OpenAI's benchmark results looking like Musk's Path of Exile character..

This has me curious about ARC-AGI.

Would it have been possible for OpenAI to have gamed ARC-AGI by seeing the first few examples and then quickly mechanical turking a training set, fine tuning their model, then proceeding with the rest of the evaluation?

Are there other tricks they could have pulled?

It feels like unless a model is being deployed to an impartial evaluator's completely air gapped machine, there's a ton of room for shenanigans, dishonesty, and outright cheating.

  • > This has me curious about ARC-AGI

    In the o3 announcement video, the president of ARC Prize said they'd be partnering with OpenAI to develop the next benchmark.

    > mechanical turking a training set, fine tuning their model

    You don't need mechanical turking here. You can use an LLM to generate a lot more data that's similar to the official training data, and then you can train on that. It sounds like "pulling yourself up by your bootstraps", but isn't. An approach to do this has been published, and it seems to be scaling very well with the amount of such generated training data (They won the 1st paper award)

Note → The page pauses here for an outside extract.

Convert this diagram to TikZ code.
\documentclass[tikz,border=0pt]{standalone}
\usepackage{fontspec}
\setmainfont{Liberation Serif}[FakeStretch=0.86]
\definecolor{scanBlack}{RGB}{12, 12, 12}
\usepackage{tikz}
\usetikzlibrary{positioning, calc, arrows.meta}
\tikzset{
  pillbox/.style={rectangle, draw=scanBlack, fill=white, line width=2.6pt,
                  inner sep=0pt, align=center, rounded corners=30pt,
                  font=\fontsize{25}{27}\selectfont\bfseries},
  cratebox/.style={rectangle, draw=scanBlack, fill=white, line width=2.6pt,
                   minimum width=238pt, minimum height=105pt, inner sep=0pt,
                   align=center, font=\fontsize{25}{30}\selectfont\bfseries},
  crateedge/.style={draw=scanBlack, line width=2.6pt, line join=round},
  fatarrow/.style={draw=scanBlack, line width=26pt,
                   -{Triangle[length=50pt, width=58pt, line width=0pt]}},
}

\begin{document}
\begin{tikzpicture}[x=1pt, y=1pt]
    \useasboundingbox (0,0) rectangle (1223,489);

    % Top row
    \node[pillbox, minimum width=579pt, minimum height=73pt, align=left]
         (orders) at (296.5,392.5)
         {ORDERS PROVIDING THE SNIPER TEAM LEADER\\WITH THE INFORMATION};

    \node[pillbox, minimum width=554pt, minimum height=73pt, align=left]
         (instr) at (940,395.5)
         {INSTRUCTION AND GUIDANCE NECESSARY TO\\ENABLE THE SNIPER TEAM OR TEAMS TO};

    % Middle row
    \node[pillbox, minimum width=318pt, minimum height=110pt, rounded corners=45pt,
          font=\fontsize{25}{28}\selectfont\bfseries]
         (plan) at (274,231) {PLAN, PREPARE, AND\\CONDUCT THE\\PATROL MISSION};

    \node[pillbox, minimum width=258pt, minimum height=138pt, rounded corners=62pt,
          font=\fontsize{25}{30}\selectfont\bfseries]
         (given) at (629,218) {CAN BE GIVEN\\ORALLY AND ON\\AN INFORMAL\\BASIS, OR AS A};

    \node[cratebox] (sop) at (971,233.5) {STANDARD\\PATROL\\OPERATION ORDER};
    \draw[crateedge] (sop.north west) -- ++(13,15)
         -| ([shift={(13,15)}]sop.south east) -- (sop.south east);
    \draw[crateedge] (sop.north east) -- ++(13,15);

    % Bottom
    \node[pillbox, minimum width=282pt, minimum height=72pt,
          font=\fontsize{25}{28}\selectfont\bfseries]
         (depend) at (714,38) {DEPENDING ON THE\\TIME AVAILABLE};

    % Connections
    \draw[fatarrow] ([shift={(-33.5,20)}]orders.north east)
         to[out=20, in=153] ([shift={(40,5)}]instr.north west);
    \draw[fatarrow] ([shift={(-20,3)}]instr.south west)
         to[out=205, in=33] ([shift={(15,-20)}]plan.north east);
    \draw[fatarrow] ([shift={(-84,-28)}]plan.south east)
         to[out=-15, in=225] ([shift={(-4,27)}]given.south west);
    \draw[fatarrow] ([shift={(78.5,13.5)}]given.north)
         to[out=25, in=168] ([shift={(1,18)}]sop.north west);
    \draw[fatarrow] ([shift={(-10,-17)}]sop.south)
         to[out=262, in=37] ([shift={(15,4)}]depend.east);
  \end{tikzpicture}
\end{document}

    • I know nothing about LLM training, but do you mean there is a solution to the issue of LLMs gaslighting each other? Sure this is a proven way of getting training data, but you can not get theorems and axioms right by generating different versions of them.

      2 replies →

  • > OpenAI to have gamed ARC-AGI by seeing the first few examples

    not just few examples. o3 was evaluated on "semi-private" test, which was previously already used for evaluating OAI models, so OAI had access to it already for a long time.

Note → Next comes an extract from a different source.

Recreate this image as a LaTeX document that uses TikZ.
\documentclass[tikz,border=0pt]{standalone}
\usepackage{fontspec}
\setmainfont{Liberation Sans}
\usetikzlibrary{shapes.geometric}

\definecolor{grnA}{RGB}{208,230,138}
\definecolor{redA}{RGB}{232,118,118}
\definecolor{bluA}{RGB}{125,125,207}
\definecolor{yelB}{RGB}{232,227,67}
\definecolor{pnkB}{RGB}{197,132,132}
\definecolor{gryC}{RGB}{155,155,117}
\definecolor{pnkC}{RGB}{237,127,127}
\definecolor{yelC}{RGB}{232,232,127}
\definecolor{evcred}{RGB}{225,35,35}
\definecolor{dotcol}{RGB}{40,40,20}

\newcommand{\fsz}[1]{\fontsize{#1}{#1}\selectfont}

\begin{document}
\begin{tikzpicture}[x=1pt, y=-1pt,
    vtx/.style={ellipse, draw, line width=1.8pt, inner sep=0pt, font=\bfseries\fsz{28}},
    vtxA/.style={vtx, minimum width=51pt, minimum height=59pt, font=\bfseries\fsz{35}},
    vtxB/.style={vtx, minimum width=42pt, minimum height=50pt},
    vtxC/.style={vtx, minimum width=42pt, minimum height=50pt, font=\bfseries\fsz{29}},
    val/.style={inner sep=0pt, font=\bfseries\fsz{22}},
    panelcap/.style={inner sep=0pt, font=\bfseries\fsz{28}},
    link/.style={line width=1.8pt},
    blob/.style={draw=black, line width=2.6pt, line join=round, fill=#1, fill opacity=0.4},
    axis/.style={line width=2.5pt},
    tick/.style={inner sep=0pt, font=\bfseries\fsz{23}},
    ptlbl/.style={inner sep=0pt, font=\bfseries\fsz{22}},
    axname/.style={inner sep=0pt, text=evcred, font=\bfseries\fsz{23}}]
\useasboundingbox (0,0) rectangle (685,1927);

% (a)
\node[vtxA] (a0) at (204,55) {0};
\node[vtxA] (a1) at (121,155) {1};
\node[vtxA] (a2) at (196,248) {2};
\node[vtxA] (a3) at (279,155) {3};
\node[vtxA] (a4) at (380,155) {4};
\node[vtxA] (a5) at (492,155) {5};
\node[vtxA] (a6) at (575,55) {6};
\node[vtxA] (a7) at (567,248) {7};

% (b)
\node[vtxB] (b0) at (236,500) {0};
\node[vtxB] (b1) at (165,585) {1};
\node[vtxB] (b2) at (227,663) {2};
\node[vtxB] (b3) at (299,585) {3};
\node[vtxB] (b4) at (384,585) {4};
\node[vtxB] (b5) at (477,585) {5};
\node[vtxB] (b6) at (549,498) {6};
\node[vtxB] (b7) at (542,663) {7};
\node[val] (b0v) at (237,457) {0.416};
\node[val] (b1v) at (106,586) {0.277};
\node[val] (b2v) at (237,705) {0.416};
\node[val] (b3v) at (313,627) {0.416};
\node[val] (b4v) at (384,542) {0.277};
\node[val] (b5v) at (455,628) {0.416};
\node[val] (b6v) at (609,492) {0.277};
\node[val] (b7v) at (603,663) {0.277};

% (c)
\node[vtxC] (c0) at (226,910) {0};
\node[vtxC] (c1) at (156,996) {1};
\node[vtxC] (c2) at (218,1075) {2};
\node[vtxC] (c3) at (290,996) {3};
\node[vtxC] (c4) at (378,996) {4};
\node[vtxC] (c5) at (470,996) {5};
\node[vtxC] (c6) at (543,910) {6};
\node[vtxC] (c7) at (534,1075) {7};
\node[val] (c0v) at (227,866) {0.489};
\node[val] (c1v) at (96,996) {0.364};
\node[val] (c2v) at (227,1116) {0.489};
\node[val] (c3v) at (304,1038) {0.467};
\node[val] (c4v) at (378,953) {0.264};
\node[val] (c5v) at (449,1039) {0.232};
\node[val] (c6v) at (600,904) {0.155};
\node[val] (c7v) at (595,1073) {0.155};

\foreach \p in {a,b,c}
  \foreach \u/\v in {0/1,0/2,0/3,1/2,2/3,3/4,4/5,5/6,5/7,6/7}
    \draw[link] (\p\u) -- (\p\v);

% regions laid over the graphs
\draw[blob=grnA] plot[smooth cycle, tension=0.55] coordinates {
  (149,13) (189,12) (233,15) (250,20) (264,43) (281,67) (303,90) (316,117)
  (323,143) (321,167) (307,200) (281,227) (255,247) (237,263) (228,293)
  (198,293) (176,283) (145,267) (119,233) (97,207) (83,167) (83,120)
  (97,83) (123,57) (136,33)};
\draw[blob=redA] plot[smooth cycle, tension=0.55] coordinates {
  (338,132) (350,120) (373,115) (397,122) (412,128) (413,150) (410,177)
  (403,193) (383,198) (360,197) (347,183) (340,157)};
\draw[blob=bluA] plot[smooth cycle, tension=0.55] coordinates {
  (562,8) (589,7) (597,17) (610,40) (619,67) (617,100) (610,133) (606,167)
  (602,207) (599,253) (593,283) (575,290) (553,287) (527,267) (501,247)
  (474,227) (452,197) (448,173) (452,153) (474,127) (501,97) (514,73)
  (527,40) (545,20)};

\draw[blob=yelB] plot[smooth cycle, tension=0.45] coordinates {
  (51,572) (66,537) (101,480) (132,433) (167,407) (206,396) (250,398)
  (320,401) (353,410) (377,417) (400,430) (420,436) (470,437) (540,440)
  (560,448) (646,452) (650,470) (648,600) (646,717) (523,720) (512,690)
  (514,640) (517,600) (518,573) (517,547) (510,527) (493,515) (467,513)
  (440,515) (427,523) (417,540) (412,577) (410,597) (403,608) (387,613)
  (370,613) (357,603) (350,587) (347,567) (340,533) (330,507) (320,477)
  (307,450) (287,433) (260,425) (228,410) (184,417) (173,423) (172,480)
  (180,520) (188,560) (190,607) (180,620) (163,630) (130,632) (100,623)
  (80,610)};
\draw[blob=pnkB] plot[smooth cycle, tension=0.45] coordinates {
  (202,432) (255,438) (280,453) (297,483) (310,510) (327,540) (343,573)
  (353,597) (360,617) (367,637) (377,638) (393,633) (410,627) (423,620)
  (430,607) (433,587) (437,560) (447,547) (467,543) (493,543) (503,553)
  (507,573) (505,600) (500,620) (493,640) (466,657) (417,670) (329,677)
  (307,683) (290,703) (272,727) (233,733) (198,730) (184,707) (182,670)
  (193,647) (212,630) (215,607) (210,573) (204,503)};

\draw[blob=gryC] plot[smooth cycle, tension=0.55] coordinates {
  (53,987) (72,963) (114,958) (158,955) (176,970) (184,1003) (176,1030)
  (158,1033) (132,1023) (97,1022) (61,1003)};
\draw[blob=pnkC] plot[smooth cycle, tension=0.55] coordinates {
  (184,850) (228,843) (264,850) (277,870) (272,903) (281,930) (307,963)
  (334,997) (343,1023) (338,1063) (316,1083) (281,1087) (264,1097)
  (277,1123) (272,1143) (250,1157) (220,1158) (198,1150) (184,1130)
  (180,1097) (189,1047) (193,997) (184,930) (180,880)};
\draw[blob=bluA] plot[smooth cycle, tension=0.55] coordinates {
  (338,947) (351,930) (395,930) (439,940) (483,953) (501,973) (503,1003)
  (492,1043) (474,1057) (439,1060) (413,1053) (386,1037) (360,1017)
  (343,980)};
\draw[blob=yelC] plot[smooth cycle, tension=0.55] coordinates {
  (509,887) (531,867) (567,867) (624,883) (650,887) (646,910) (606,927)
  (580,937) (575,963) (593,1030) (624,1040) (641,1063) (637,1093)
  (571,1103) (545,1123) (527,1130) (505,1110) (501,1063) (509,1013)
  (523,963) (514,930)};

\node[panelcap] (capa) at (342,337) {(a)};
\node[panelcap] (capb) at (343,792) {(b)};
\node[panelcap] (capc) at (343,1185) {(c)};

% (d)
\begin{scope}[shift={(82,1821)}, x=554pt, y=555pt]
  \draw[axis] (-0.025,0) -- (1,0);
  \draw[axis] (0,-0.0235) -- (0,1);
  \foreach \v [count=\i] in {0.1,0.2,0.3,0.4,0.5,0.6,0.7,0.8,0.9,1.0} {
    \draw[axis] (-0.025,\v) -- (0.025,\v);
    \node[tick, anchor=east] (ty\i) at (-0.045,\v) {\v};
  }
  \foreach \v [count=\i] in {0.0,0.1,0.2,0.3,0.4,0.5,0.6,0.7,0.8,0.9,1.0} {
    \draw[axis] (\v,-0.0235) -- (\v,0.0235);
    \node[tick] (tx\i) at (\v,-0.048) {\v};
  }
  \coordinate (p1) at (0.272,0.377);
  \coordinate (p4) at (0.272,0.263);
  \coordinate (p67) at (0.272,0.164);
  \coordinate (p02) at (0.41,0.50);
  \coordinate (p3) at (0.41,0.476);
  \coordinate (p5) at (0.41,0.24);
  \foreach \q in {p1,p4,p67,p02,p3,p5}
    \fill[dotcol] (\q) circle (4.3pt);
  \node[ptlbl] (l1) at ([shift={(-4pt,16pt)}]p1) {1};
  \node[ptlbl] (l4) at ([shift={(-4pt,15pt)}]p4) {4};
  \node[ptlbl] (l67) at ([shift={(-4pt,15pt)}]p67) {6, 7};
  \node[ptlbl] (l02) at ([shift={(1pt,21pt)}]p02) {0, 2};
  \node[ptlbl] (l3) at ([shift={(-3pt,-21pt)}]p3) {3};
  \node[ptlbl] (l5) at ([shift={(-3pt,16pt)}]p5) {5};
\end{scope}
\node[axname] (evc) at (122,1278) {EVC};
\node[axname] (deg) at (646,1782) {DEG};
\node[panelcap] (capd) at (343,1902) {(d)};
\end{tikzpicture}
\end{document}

  • In their benchmark, they have a tag "tuned" attached to their o3 result. I guess we need they to inform us of the exact meaning of it to gauge.

Why would they use the materials in model training? It would defeat the purpose of having a benchmarking set

  • Compare:

    "O3 performs spectacularly on a very hard dataset that was independently developed and that OpenAI does not have access to."

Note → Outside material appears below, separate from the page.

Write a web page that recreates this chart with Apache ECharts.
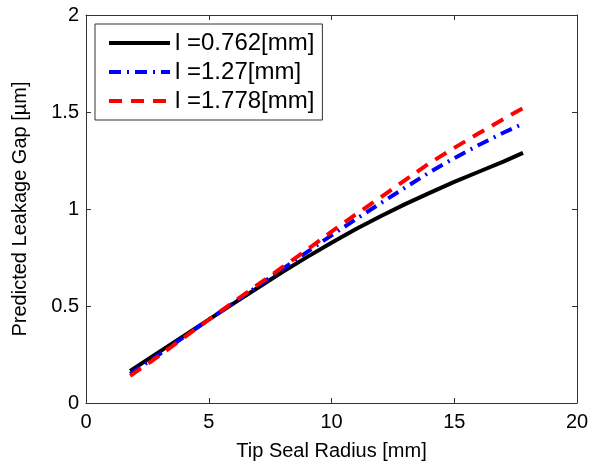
<!DOCTYPE html>
<html>
<head>
<meta charset="utf-8">
<script src="https://cdn.jsdelivr.net/npm/echarts@6/dist/echarts.min.js"></script>
<style>
  html, body { margin: 0; padding: 0; background: #fff; }
  #chart { width: 594px; height: 466px; }
</style>
</head>
<body>
<div id="chart"></div>
<script>
// tip seal radius [mm]
var radius = [1.8, 3, 4, 5, 6, 7, 8, 9, 10, 11, 12, 13, 14, 15, 16, 17, 17.8];
// predicted leakage gap [um]
var gap0762 = [0.165, 0.265, 0.347, 0.43, 0.512, 0.594, 0.675, 0.752, 0.826, 0.897, 0.963, 1.025, 1.083, 1.14, 1.192, 1.244, 1.289];
var gap127  = [0.15, 0.252, 0.341, 0.43, 0.515, 0.603, 0.69, 0.778, 0.864, 0.948, 1.03, 1.11, 1.19, 1.262, 1.33, 1.393, 1.44];
var gap1778 = [0.14, 0.245, 0.338, 0.43, 0.52, 0.61, 0.7, 0.79, 0.883, 0.973, 1.06, 1.149, 1.237, 1.315, 1.39, 1.463, 1.52];
var names = ['l =0.762[mm]', 'l =1.27[mm]', 'l =1.778[mm]'];

function pairs(ys) {
    return radius.map(function (x, i) { return [x, ys[i]]; });
}

var font = 'Liberation Sans';
var axisCol = '#333';

var chart = echarts.init(document.getElementById('chart'), null, { renderer: 'canvas' });

function mkSeries(name, ys, color, type) {
    return {
        name: name,
        type: 'line',
        data: pairs(ys),
        showSymbol: false,
        symbol: 'none',
        smooth: false,
        animation: false,
        itemStyle: { color: color },
        lineStyle: { color: color, width: 4, type: type, cap: 'butt' }
    };
}

var option = {
    animation: false,
    grid: { left: 86, right: 17, top: 15, bottom: 62, containLabel: false },
    legend: {
        left: 95,
        top: 24,
        orient: 'vertical',
        data: names,
        itemWidth: 61,
        itemHeight: 14,
        itemGap: 5,
        padding: [7, 8, 7, 12],
        borderColor: axisCol,
        borderWidth: 1,
        backgroundColor: '#fff',
        itemStyle: { color: 'transparent', borderWidth: 0 },
        lineStyle: { width: 4 },
        textStyle: { fontFamily: font, fontSize: 24, color: '#000', lineHeight: 24 }
    },
    xAxis: [{
        type: 'value', min: 0, max: 20, interval: 5,
        name: 'Tip Seal Radius [mm]', nameLocation: 'middle', nameGap: 38,
        nameTextStyle: { fontFamily: font, fontSize: 20, color: '#000' },
        axisLine: { show: true, onZero: false, lineStyle: { color: axisCol, width: 1 } },
        axisTick: { show: true, inside: true, length: 5, lineStyle: { color: axisCol } },
        axisLabel: { fontFamily: font, fontSize: 20, color: '#000', margin: 9 },
        splitLine: { show: false }
    }, {
        type: 'value', min: 0, max: 20, interval: 5, position: 'top',
        axisLine: { show: true, onZero: false, lineStyle: { color: axisCol, width: 1 } },
        axisTick: { show: true, inside: true, length: 5, lineStyle: { color: axisCol } },
        axisLabel: { show: false },
        splitLine: { show: false }
    }],
    yAxis: [{
        type: 'value', min: 0, max: 2, interval: 0.5,
        name: 'Predicted Leakage Gap [\u00b5m]', nameLocation: 'middle', nameGap: 56,
        nameTextStyle: { fontFamily: font, fontSize: 20, color: '#000' },
        axisLine: { show: true, onZero: false, lineStyle: { color: axisCol, width: 1 } },
        axisTick: { show: true, inside: true, length: 5, lineStyle: { color: axisCol } },
        axisLabel: { fontFamily: font, fontSize: 20, color: '#000', margin: 7 },
        splitLine: { show: false }
    }, {
        type: 'value', min: 0, max: 2, interval: 0.5, position: 'right',
        axisLine: { show: true, onZero: false, lineStyle: { color: axisCol, width: 1 } },
        axisTick: { show: true, inside: true, length: 5, lineStyle: { color: axisCol } },
        axisLabel: { show: false },
        splitLine: { show: false }
    }],
    series: [
        mkSeries(names[0], gap0762, '#000000', 'solid'),
        mkSeries(names[1], gap127, '#0000ff', [12, 6, 2, 6]),
        mkSeries(names[2], gap1778, '#ff0000', [13, 9])
    ]
};

chart.setOption(option);
</script>
</body>
</html>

    "O3 performs spectacularly on a very hard dataset that was developed for OpenAI and that only OpenAI has access to."

    Or let's put it another way: If what they care about is benchmark integrity, what reason would they have for demanding access to the benchmark dataset and hiding the fact that they finance it? The obvious thing to do if integrity is your goal is to fund it, declare that you will not touch it, and be transparent about it.

  • If you’re a research lab then yes.

    If you’re a for profit company trying to raise funding and fend off skepticism that your models really aren’t that much better than any one else’s, then…

    It would be dishonest, but as long as no one found out until after you closed your funding round, there’s plenty of reason you might do this.

    It comes down to caring about benchmarks and integrity or caring about piles of money.

    Judge for yourself which one they chose.

    Perhaps they didn’t train on it.

    Who knows?

    It’s fair to be skeptical though, under the circumstances.

    • 6 months ago it would be unimaginable to do anything that may be harmful to the quality of the product, but I’m trusting OpenAI less and less

>perhaps they were routing API calls to human workers

Honest question, did they?

  • How would that even work? Aren’t the responses to the API equally fast as the Web interface? Can any human write a response with the speed of an LLM?

    • No but a human can solve a problem that an LLM can't solve and then an LLM can generate a response to the original prompt including the solution found by the human.

verbal agreement ... that's just saying that you're a little dumb or you're playing dumb cause you're in on it.